Even amid an unprecedented rash of kidnappings in Mexico, the snatching of John Jairo Guzman stood out.
Assailants shoved the 41-year-old Colombian into a waiting vehicle in broad daylight on a recent Friday. Luckily, a passer-by used a cellphone to make a video and posted it on YouTube. Within days, three of the assailants were identified as Mexico City policemen.
The officers are now fugitives. Their boss, a supervisor in the internal affairs unit tasked with cleaning up police corruption, denied knowledge of the crime.
But investigators tracked the GPS trail from his radio and his vehicle, putting him at the scene as well. Another video taken by a passer-by later surfaced in which the chief’s vehicle is visible at the Sept. 20 crime scene. The supervisor is now jailed. Guzman, the victim, is still missing.
Guzman’s abduction is one of 1,205 kidnappings that had been reported this year in Mexico through the end of September, marking a sharp rise in such crimes.

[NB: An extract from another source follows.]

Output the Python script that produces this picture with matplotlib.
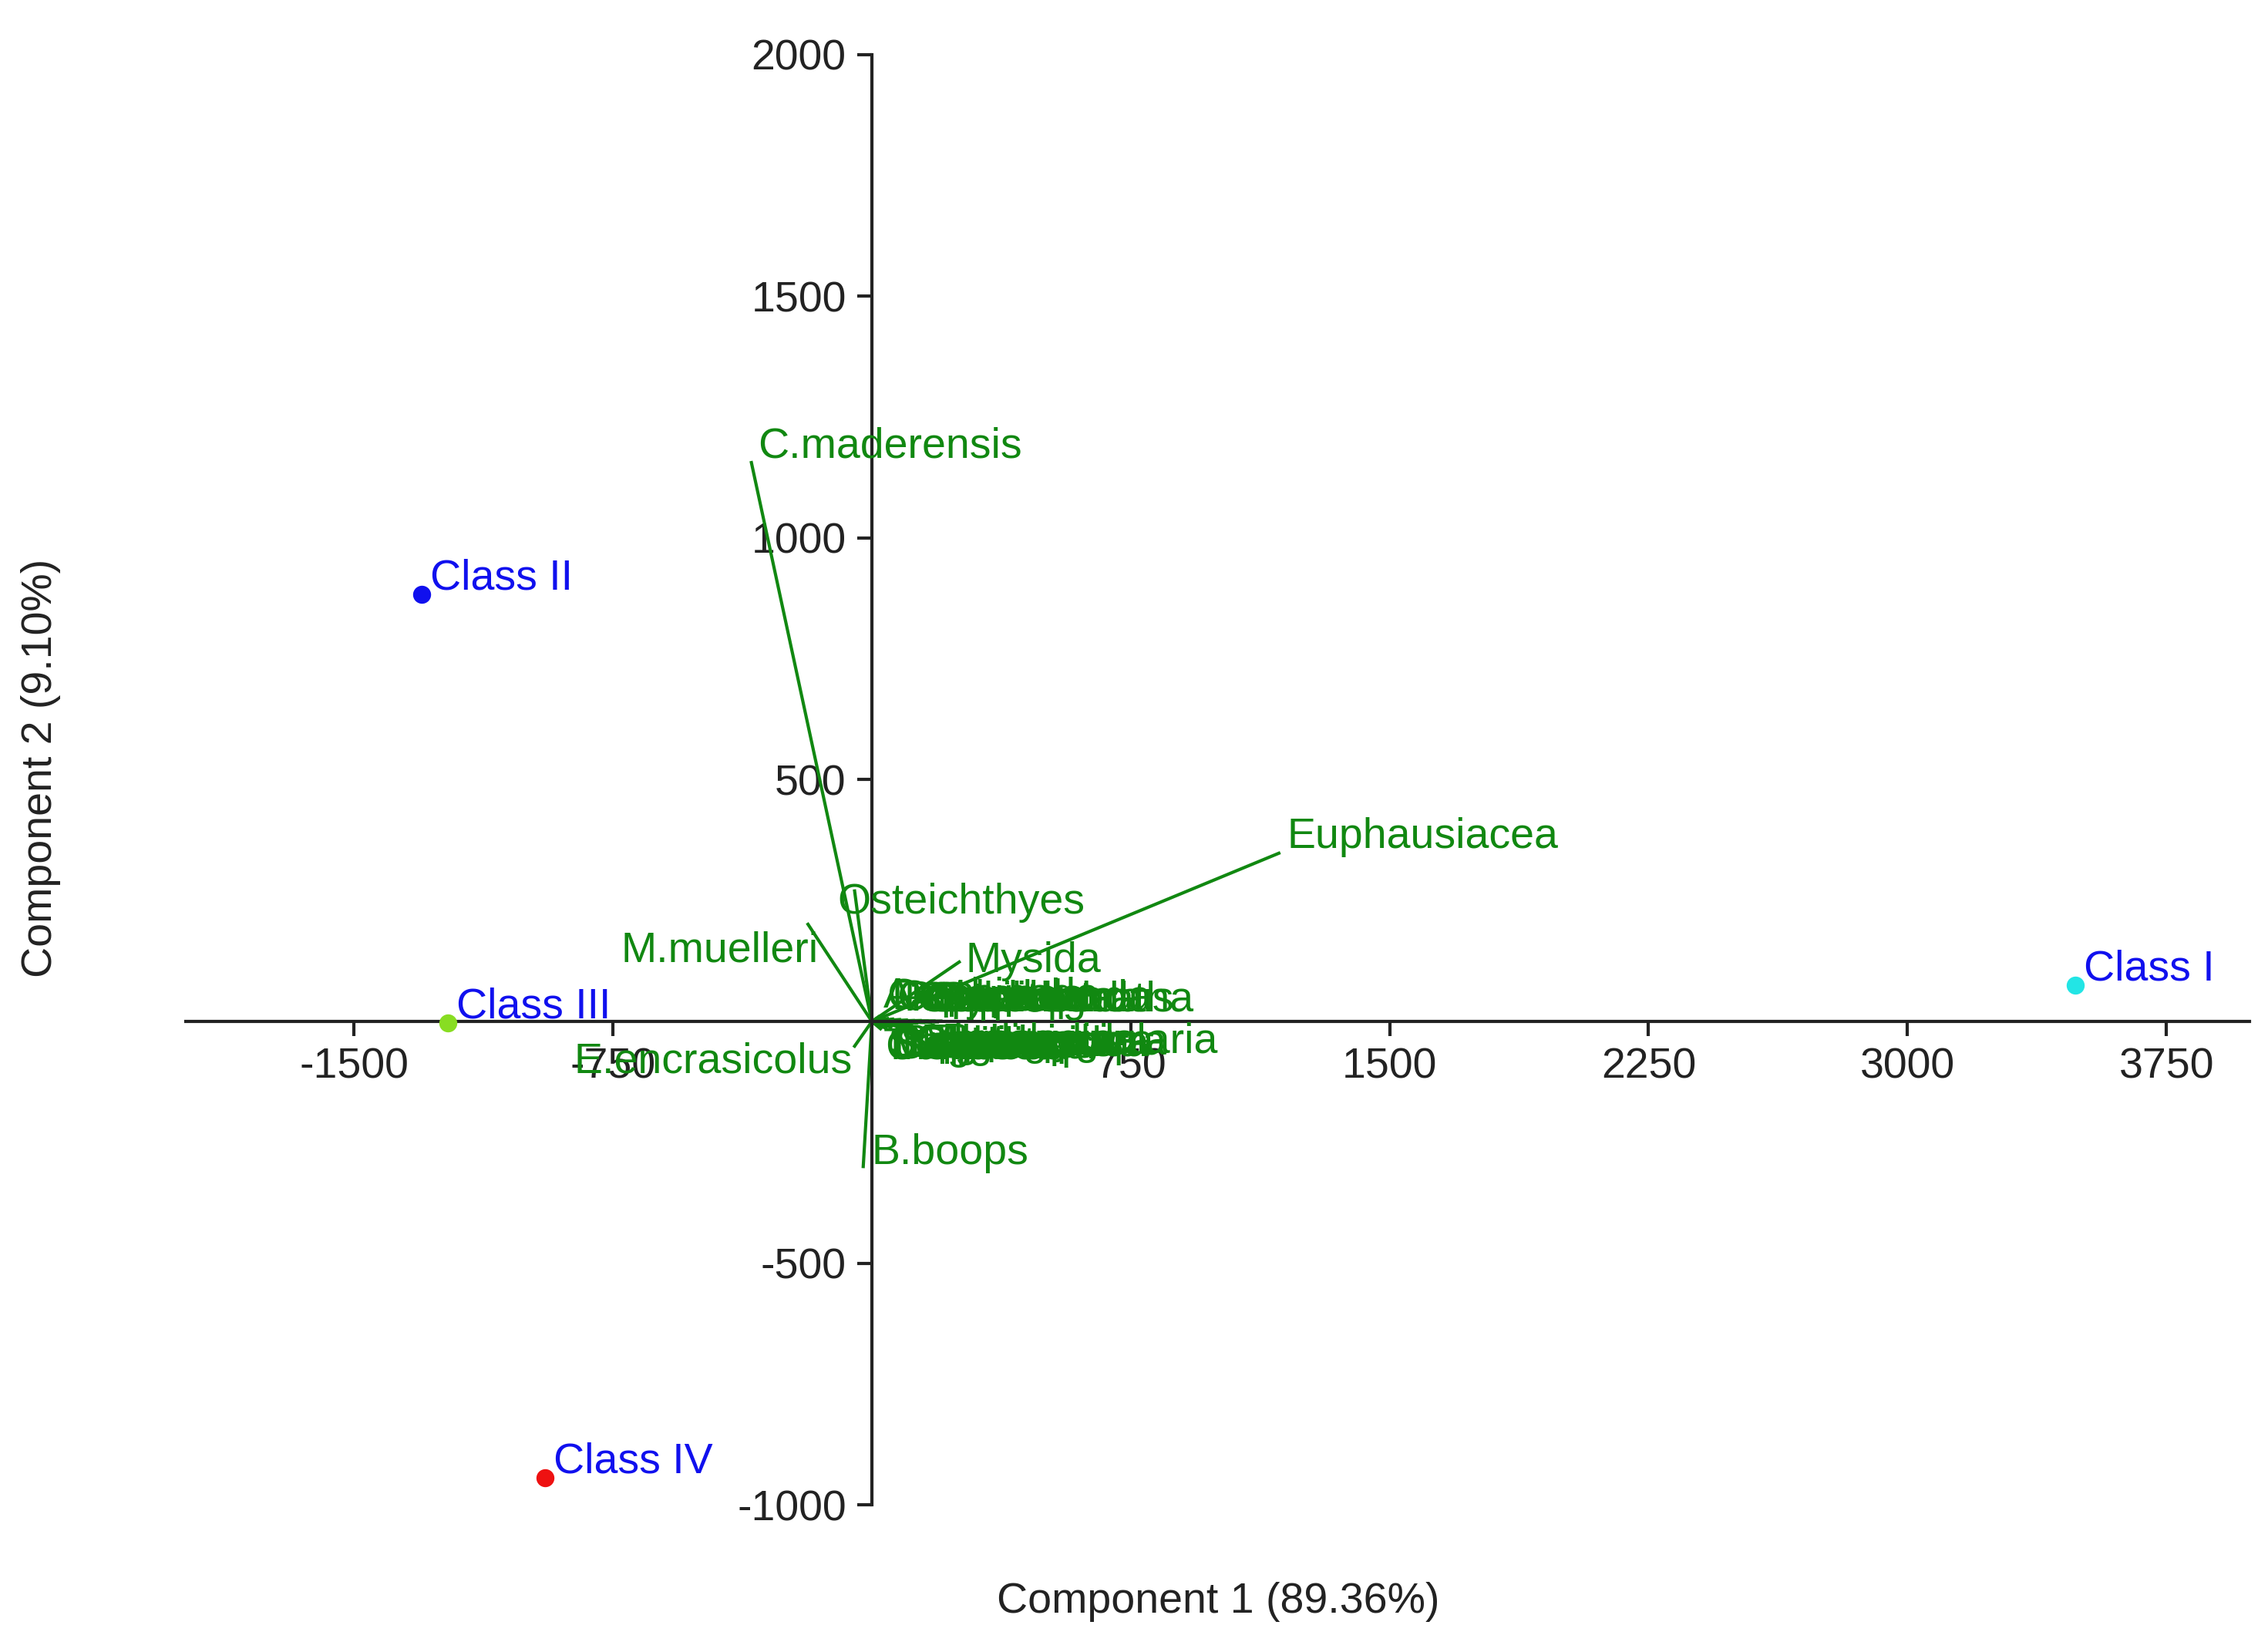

But since the vast majority of Mexican families refuse to report abductions to authorities — in part due to fear of police involvement or dread that criminals will exact revenge for reporting the crime — experts believe the reality is far worse than the official tally.

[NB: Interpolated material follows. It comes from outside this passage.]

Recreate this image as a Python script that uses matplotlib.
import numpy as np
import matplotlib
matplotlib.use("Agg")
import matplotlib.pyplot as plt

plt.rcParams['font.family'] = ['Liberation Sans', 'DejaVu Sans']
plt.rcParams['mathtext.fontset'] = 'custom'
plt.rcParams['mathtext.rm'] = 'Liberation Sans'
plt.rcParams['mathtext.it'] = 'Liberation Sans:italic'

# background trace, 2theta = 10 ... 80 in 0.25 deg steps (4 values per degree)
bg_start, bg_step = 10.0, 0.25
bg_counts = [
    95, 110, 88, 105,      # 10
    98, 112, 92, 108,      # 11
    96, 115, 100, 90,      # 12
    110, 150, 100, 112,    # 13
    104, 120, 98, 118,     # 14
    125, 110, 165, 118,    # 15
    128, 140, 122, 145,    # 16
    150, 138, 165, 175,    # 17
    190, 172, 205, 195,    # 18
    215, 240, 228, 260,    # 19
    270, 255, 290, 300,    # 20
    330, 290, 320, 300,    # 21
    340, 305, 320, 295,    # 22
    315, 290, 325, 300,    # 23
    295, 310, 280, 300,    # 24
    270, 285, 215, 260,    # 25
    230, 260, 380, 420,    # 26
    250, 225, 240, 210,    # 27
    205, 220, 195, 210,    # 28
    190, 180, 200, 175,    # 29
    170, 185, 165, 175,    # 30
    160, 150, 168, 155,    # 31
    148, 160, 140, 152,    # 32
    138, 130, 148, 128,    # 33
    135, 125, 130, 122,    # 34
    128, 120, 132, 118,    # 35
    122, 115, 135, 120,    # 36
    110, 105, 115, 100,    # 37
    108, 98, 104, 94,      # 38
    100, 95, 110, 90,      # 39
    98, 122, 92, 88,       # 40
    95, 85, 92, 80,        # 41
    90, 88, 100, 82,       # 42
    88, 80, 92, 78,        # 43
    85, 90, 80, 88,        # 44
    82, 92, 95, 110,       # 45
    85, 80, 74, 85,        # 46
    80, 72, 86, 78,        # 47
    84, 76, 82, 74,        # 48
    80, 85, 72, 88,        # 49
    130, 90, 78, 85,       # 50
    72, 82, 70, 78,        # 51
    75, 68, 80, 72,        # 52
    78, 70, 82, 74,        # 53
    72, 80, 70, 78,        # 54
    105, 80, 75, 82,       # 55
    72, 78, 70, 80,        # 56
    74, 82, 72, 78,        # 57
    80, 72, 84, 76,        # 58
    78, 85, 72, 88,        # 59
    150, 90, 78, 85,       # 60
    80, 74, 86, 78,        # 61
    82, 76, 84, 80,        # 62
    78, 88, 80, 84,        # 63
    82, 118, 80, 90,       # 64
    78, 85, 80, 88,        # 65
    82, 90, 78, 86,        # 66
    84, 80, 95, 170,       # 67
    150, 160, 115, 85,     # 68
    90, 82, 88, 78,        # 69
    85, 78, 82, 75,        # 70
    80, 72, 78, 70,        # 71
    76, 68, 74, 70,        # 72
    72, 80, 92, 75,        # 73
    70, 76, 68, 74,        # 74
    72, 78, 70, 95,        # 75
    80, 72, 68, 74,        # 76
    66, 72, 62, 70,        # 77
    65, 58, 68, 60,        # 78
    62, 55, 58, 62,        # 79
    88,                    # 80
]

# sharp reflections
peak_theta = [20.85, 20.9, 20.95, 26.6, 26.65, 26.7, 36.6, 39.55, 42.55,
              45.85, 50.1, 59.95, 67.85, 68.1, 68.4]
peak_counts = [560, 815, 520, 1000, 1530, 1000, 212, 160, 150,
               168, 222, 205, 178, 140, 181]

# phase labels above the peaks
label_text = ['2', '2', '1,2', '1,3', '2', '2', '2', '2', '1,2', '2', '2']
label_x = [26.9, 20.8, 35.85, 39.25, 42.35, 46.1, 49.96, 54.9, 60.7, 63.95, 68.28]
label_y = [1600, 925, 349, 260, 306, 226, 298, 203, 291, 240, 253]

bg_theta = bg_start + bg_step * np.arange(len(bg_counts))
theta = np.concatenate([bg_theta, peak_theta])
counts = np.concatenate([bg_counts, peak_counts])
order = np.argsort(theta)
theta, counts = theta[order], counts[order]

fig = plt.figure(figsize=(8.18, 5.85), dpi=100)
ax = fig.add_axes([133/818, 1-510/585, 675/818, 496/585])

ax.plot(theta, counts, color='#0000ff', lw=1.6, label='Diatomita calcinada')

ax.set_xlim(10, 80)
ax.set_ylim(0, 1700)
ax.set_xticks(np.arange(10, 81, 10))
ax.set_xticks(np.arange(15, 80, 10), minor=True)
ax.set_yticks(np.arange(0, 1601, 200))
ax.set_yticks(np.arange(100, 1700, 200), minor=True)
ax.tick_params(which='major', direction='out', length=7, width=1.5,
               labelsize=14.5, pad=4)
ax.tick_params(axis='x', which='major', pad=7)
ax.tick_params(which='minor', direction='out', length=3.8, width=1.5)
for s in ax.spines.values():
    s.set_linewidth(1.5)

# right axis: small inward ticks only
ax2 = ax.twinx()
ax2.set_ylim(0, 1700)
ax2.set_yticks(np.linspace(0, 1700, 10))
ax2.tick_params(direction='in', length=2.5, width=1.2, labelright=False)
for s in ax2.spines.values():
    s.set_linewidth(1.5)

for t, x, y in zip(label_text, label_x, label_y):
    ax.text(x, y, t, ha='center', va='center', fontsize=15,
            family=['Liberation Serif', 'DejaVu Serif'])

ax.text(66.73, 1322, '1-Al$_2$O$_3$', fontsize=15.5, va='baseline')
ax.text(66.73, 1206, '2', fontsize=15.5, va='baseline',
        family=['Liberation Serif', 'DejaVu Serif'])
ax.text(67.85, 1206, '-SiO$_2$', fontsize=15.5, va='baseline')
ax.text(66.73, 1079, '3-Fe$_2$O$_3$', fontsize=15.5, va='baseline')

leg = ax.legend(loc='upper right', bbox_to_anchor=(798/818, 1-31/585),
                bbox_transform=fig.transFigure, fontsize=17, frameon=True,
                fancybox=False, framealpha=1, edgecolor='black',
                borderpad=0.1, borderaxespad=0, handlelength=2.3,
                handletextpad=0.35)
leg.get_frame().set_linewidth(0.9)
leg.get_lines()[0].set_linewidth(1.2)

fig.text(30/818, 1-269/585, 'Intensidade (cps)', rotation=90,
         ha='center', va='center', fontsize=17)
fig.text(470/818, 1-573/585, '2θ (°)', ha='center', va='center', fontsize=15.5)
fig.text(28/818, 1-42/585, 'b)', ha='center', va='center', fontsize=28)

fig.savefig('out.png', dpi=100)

“The problem is, I would say, almost out of control,” said Juan Francisco Torres Landa, a Harvard-trained lawyer who is secretary general of Mexico United Against Crime, a pressure group.
Not only are kidnappings becoming much more common, abduction rings slay more of their victims after they receive a ransom payment than ever before.
“The only thing they want is to get their money,” said Jose Antonio Ortega Sanchez, president of the Citizens Council for Public Security and Criminal Justice, another advocacy group. Once payment is made, Ortega Sanchez said, “they just murder them.”
The spokesman for President Enrique Pena Nieto on crime issues, Eduardo Sanchez Hernandez, wasn’t available Thursday for comment, but he’s said previously that authorities have broken up 70 kidnapping rings this year, and that a TV and radio campaign of public service ads urging citizens to tip police to abductions was reaping results.
“At the end of the day, they have substantially increased reports of kidnapping and extortion in comparison to other administrations,” Sanchez said.
Sanchez noted, however, that many victims still fail to report kidnappings, and that the real level of abductions is a “black number,” or unknown.
A glimpse at the magnitude of the kidnapping surge came Sept. 30, when Mexico’s national statistics institute issued an annual report based on extensive house-to-house polling about how often citizens suffer from crime.
The survey found that just over 1 percent of those who’d suffered an abduction reported it to authorities. It estimated the number of kidnappings in the previous year to be 105,682. This includes not only lengthy abductions for ransom, but also what Mexicans term “express kidnappings,” in which victims are taken at knife- or gunpoint to ATMs and forced to withdraw cash and turn it over, usually going free after a few hours or a day.
Victims range from tycoons to owners of corner businesses.
Kidnappings, which arose around 1970 in Mexico, spiked in the latter part of the 1990s but then fell at the turn of the century. They began to rise again around 2007, when organized crime groups took to kidnapping as an alternative revenue source to drug trafficking, and some activists say the groups may be behind roughly half of all abductions.
Even as officials trumpet new arrests of alleged kidnappers, scattered signs of involvement by corrupt police in kidnapping gangs continue.
In early October, the government announced the arrest of 13 federal police officers in Acapulco, saying they were among an 18-member criminal gang behind four kidnappings and seven murders.